GIVEN INSTRUCTION
Starting at the first line of the listing below, repeat each line up to and including the one containing "const yTicks = [0, 10, 20, 30, 40, 50, 60, 70];". Leave out pictures.

SOURCE EXCERPT
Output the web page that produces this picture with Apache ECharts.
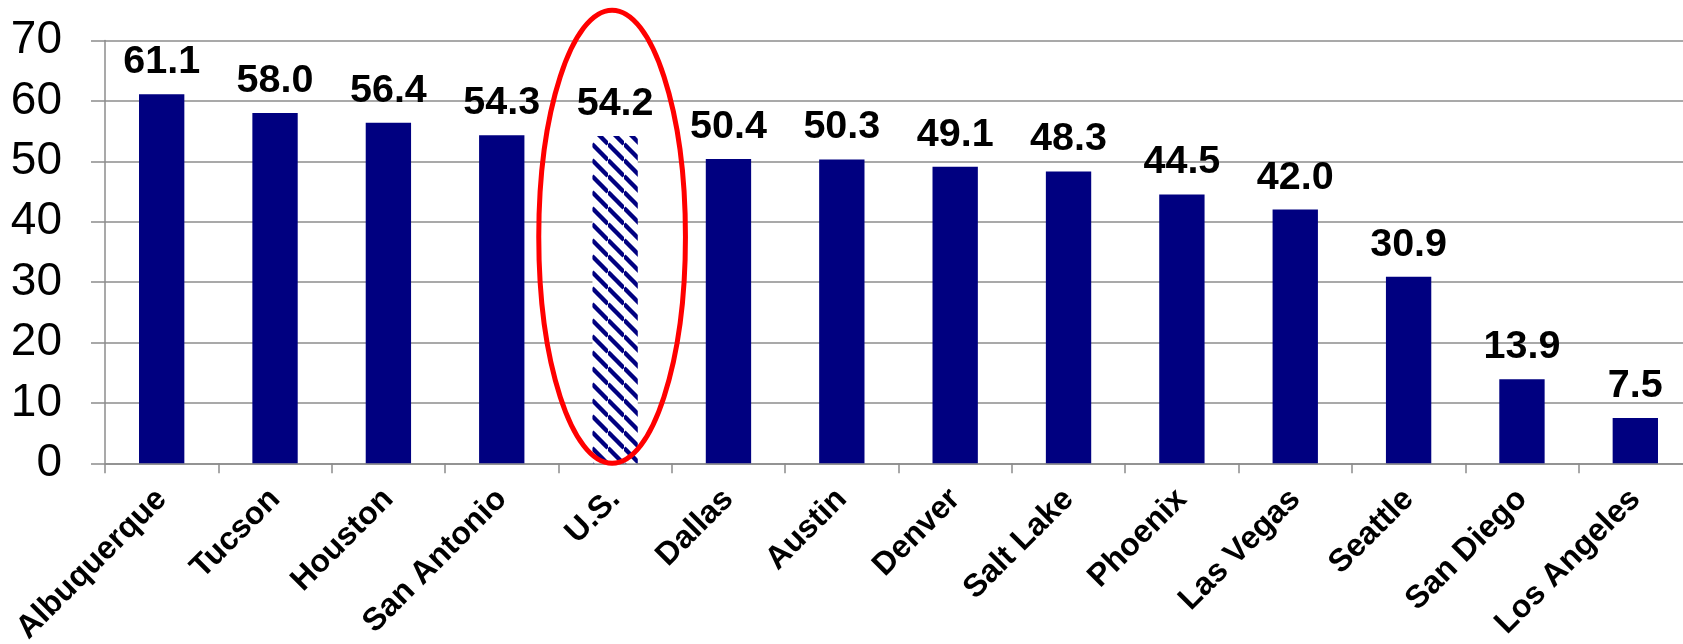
<!DOCTYPE html>
<html>
<head>
<meta charset="utf-8">
<script src="https://cdn.jsdelivr.net/npm/echarts@6/dist/echarts.min.js"></script>
<style>
html,body{margin:0;padding:0;background:#fff;}
#chart{width:1683px;height:644px;}
</style>
</head>
<body>
<div id="chart"></div>
<script>
const categories = ['Albuquerque','Tucson','Houston','San Antonio','U.S.','Dallas','Austin','Denver','Salt Lake','Phoenix','Las Vegas','Seattle','San Diego','Los Angeles'];
const values = [61.1, 58.0, 56.4, 54.3, 54.2, 50.4, 50.3, 49.1, 48.3, 44.5, 42.0, 30.9, 13.9, 7.5];
const highlightCategory = 'U.S.';
const yTicks = [0, 10, 20, 30, 40, 50, 60, 70];

const NAVY = '#000080';
const FONT = '"Liberation Sans", Arial, sans-serif';

// hatch pattern for the highlighted bar
const tile = document.createElement('canvas');
tile.width = 16; tile.height = 16;
const tc = tile.getContext('2d');
tc.fillStyle = '#fff';
tc.fillRect(0, 0, 16, 16);
tc.strokeStyle = NAVY;
tc.lineWidth = 4.4;
for (let k = -1; k <= 1; k++) {
  tc.beginPath();
  tc.moveTo(0, k * 16);
  tc.lineTo(16, 16 + k * 16);
  tc.stroke();
}

const hlIndex = categories.indexOf(highlightCategory);
const barData = values.map((v, i) => i === hlIndex
  ? { value: v, itemStyle: { color: { image: tile, repeat: 'repeat' } } }
  : v);

const chart = echarts.init(document.getElementById('chart'), null, { renderer: 'canvas' });
chart.setOption({
  animation: false,
  backgroundColor: '#fff',
  grid: { left: 105, right: -9, top: 40.5, bottom: 180.7, containLabel: false, outerBoundsMode: 'none' },
  xAxis: {
    type: 'category',
    data: categories,
    boundaryGap: true,
    axisLine: { show: true, lineStyle: { color: '#8c8c8c', width: 1.5 } },
    axisTick: { show: true, length: 10, inside: false, lineStyle: { color: '#8c8c8c', width: 1.5 } },
    axisLabel: {
      rotate: 45,
      interval: 0,
      margin: 31,
      color: '#000',
      fontFamily: FONT,
      fontWeight: 'bold',
      fontSize: 32
    }
  },
  yAxis: {
    type: 'value',
    min: yTicks[0],
    max: yTicks[yTicks.length - 1],
    interval: 10,
    axisLine: { show: true, lineStyle: { color: '#8c8c8c', width: 1.5 } },
    axisTick: { show: true, length: 14, inside: false, lineStyle: { color: '#8c8c8c', width: 1.5 } },
    splitLine: { show: true, lineStyle: { color: '#8c8c8c', width: 1.5 } },
    axisLabel: {
      margin: 43,
      color: '#000',
      fontFamily: FONT,
      fontSize: 46
    }
  },
  series: [
    {
      type: 'bar',
      data: barData,
      barWidth: '40%',
      itemStyle: { color: NAVY },
      label: {
        show: true,
        position: 'top',
        distance: 12,
        color: '#000',
        fontFamily: FONT,
        fontWeight: 'bold',
        fontSize: 39.5,
        formatter: p => Number(p.value).toFixed(1)
      },
      z: 2
    },
    {
      type: 'custom',
      clip: false,
      z: 5,
      silent: true,
      data: [[hlIndex, 0, 75]],
      renderItem: function (params, api) {
        const x = api.coord([api.value(0), api.value(1)])[0];
        const yBottom = api.coord([api.value(0), api.value(1)])[1];
        const yTop = api.coord([api.value(0), api.value(2)])[1];
        const catW = api.size([1, 0])[0];
        return {
          type: 'ellipse',
          shape: { cx: x - 3, cy: (yTop + yBottom) / 2, rx: catW * 0.647, ry: (yBottom - yTop) / 2 },
          style: { fill: null, stroke: '#ff0000', lineWidth: 5 }
        };
      }
    }
  ]
});
</script>
</body>
</html>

OUTPUT FOR THIS EXERCISE
Output the web page that produces this picture with Apache ECharts.
<!DOCTYPE html>
<html>
<head>
<meta charset="utf-8">
<script src="https://cdn.jsdelivr.net/npm/echarts@6/dist/echarts.min.js"></script>
<style>
html,body{margin:0;padding:0;background:#fff;}
#chart{width:1683px;height:644px;}
</style>
</head>
<body>
<div id="chart"></div>
<script>
const categories = ['Albuquerque','Tucson','Houston','San Antonio','U.S.','Dallas','Austin','Denver','Salt Lake','Phoenix','Las Vegas','Seattle','San Diego','Los Angeles'];
const values = [61.1, 58.0, 56.4, 54.3, 54.2, 50.4, 50.3, 49.1, 48.3, 44.5, 42.0, 30.9, 13.9, 7.5];
const highlightCategory = 'U.S.';
const yTicks = [0, 10, 20, 30, 40, 50, 60, 70];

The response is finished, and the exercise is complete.